■ WRITTEN REQUEST ■
Don't include pictures. Quote the lines below from the first through the line that contains "import plotly.graph_objects as go".

■ SUPPLIED INFORMATION ■
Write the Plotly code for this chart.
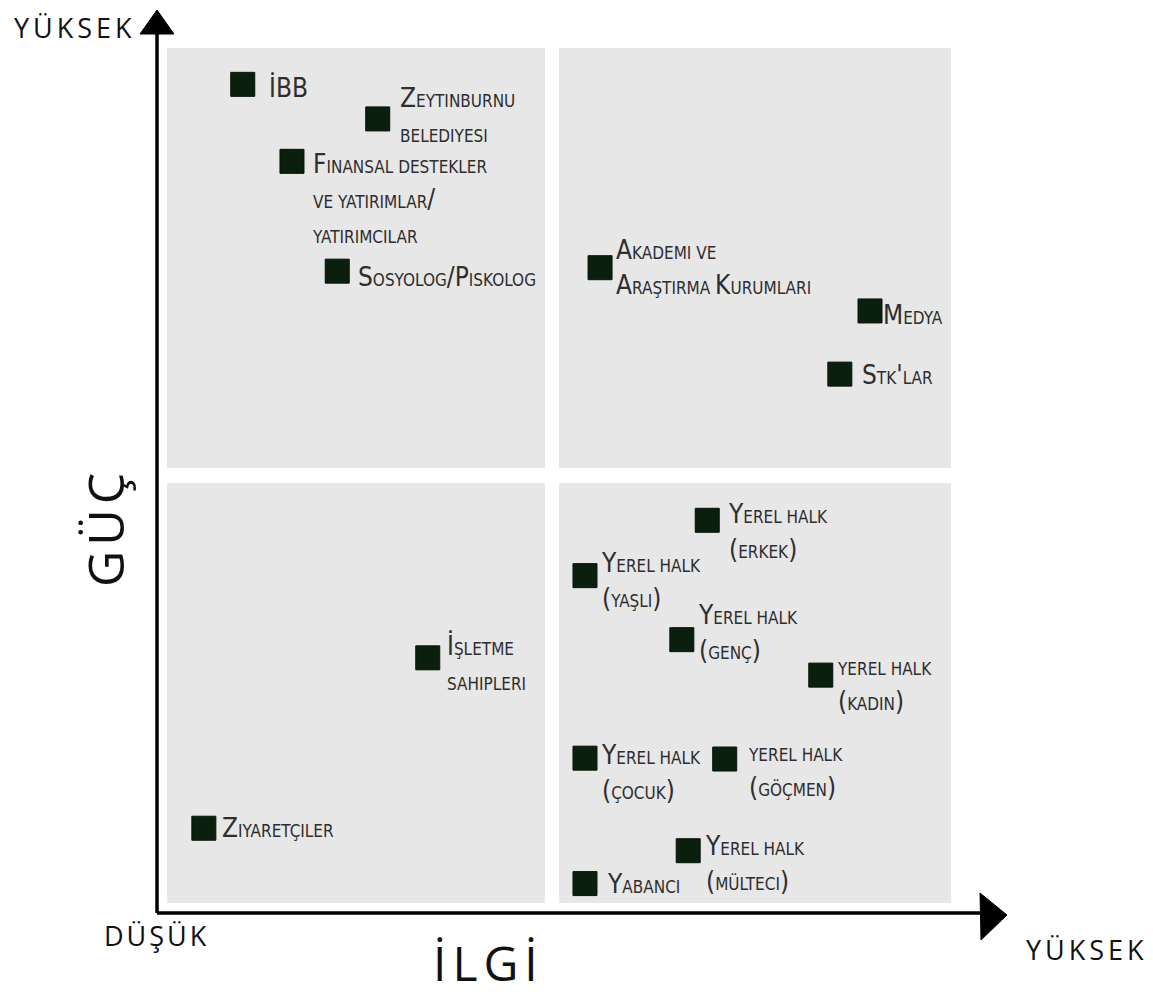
import plotly.graph_objects as go

# ---------------- data ----------------
stakeholders = [
    "İBB",
    "Zeytinburnu\nbelediyesi",
    "Finansal destekler\nve yatırımlar/\nyatırımcılar",
    "Sosyolog/Piskolog",
    "Akademi ve\nAraştırma Kurumları",
    "Medya",
    "Stk'lar",
    "Yerel halk\n(erkek)",
    "Yerel halk\n(yaşlı)",
    "Yerel halk\n(genç)",
    "yerel halk\n(kadın)",
    "Yerel halk\n(çocuk)",
    "yerel halk\n(göçmen)",
    "Yerel halk\n(mülteci)",
    "Yabancı",
    "İşletme\nsahipleri",
    "Ziyaretçiler",
]
interest = [1.08, 2.78, 1.70, 2.27, 5.58, 8.98, 8.60, 6.93, 5.39, 6.61, 8.36, 5.39, 7.15, 6.69, 5.39, 3.41, 0.59]
power = [9.58, 9.18, 8.69, 7.42, 7.46, 6.96, 6.23, 4.54, 3.90, 3.16, 2.75, 1.79, 1.78, 0.72, 0.34, 2.95, 0.98]

axis_y_title = "GÜÇ"
axis_x_title = "İLGİ"
low_label = "DÜŞÜK"
high_label = "YÜKSEK"

# ---------------- styling / layout helpers ----------------
PAGE_W, PAGE_H = 1153, 997
BODY_MARGIN = 8                  # default page margin around the plot div
W, H = PAGE_W - BODY_MARGIN, PAGE_H - BODY_MARGIN
X0_PX, X_UNIT = 157.0, 79.4      # interest 0 at page px 157, 1 unit = 79.4 px
Y0_PX, Y_UNIT = 913.0, 86.5      # power 0 at page px 913, 1 unit = 86.5 px


def px2x(px):
    return (px - X0_PX) / X_UNIT


def py2y(py):
    return (Y0_PX - py) / Y_UNIT


# label offsets (pixels) : (dx, yshift)
label_offsets = [
    (26, -3), (22, 4), (20, -37), (21, -6), (16, 0), (13, -4), (22, -1),
    (21, -11), (16, -5), (16, 7), (16, -12), (16, -14), (23, -14), (17, -13),
    (22, 0), (19, -4), (18, 0),
]

BIG, SMALL = 26, 17
LABEL_FONT = "Liberation Sans Narrow, DejaVu Sans Condensed, Arial Narrow, sans-serif"
WORD_FONT = "Open Sans, sans-serif"
MARK_COLOR = "#0b1f0e"
QUAD_COLOR = "#e7e7e7"


def small_caps(text):
    lines = []
    for line in text.split("\n"):
        out = []
        cur_size, buf = None, ""
        for ch in line:
            size = SMALL if ch.islower() else BIG
            c = ch.upper() if ch.islower() else ch
            if ch == " ":
                size = cur_size or SMALL
            if size != cur_size and buf:
                out.append(f'<span style="font-size:{cur_size}px">{buf}</span>')
                buf = ""
            cur_size = size
            buf += c
        if buf:
            out.append(f'<span style="font-size:{cur_size}px">{buf}</span>')
        lines.append("".join(out))
    return "<br>".join(lines)


fig = go.Figure()

# quadrants
quads = [
    (167, 545, 48, 468),
    (559, 951, 48, 468),
    (167, 545, 483, 903),
    (559, 951, 483, 903),
]
for x0, x1, y0, y1 in quads:
    fig.add_shape(type="rect", x0=px2x(x0), x1=px2x(x1), y0=py2y(y1), y1=py2y(y0),
                  fillcolor=QUAD_COLOR, line=dict(width=0), layer="below")

# axis lines
fig.add_shape(type="line", x0=0, y0=0, x1=0, y1=py2y(32), line=dict(color="black", width=3.5))
fig.add_shape(type="line", x0=0, y0=0, x1=px2x(982), y1=0, line=dict(color="black", width=3.5))
# arrow heads
fig.add_shape(type="path",
              path=f"M {px2x(140)} {py2y(34)} L {px2x(157)} {py2y(10)} L {px2x(174)} {py2y(34)} Z",
              fillcolor="black", line=dict(color="black", width=1))
fig.add_shape(type="path",
              path=f"M {px2x(980)} {py2y(893)} L {px2x(1007)} {py2y(915)} L {px2x(981)} {py2y(940)} Z",
              fillcolor="black", line=dict(color="black", width=1))

# markers
fig.add_trace(go.Scatter(
    x=interest, y=power, mode="markers",
    marker=dict(symbol="square", size=24, color=MARK_COLOR, line=dict(color="#06140a", width=1)),
    hovertext=[s.replace("\n", " ") for s in stakeholders], hoverinfo="text",
    cliponaxis=False, showlegend=False,
))

annotations = []
for name, xi, yi, (dx, dy) in zip(stakeholders, interest, power, label_offsets):
    annotations.append(dict(
        x=xi, y=yi, xref="x", yref="y", text=small_caps(name), showarrow=False,
        xanchor="left", yanchor="middle", align="left", xshift=dx - 2, yshift=dy,
        font=dict(family=LABEL_FONT, size=27, color="#2e2e2e"),
    ))


def spaced(txt, sp):
    return f'<span style="letter-spacing:{sp}px">{txt}</span>'


annotations += [
    dict(x=px2x(12), y=py2y(27), text=spaced(high_label, 4), xanchor="left", yanchor="middle",
         showarrow=False, font=dict(family=WORD_FONT, size=27, color="#111")),
    dict(x=px2x(102), y=py2y(935), text=spaced(low_label, 3), xanchor="left", yanchor="middle",
         showarrow=False, font=dict(family=WORD_FONT, size=27, color="#111")),
    dict(x=px2x(1024), y=py2y(949), text=spaced(high_label, 4), xanchor="left", yanchor="middle",
         showarrow=False, font=dict(family=WORD_FONT, size=27, color="#111")),
    dict(x=px2x(431), y=py2y(962), text=spaced(axis_x_title, 6), xanchor="left", yanchor="middle",
         showarrow=False, font=dict(family=WORD_FONT, size=48, color="#111")),
    dict(x=px2x(105), y=py2y(528), text=spaced(axis_y_title, 5), xanchor="center", yanchor="middle",
         textangle=-90, showarrow=False, font=dict(family=WORD_FONT, size=50, color="#111")),
]

fig.update_layout(
    width=W, height=H,
    margin=dict(l=0, r=0, t=0, b=0),
    paper_bgcolor="white", plot_bgcolor="white",
    xaxis=dict(range=[px2x(BODY_MARGIN), px2x(PAGE_W)], visible=False, fixedrange=True),
    yaxis=dict(range=[py2y(PAGE_H), py2y(BODY_MARGIN)], visible=False, fixedrange=True),
    annotations=annotations,
    showlegend=False,
)

fig.write_html("out.html")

■ RESPONSE TO THE EXERCISE ■
Write the Plotly code for this chart.
import plotly.graph_objects as go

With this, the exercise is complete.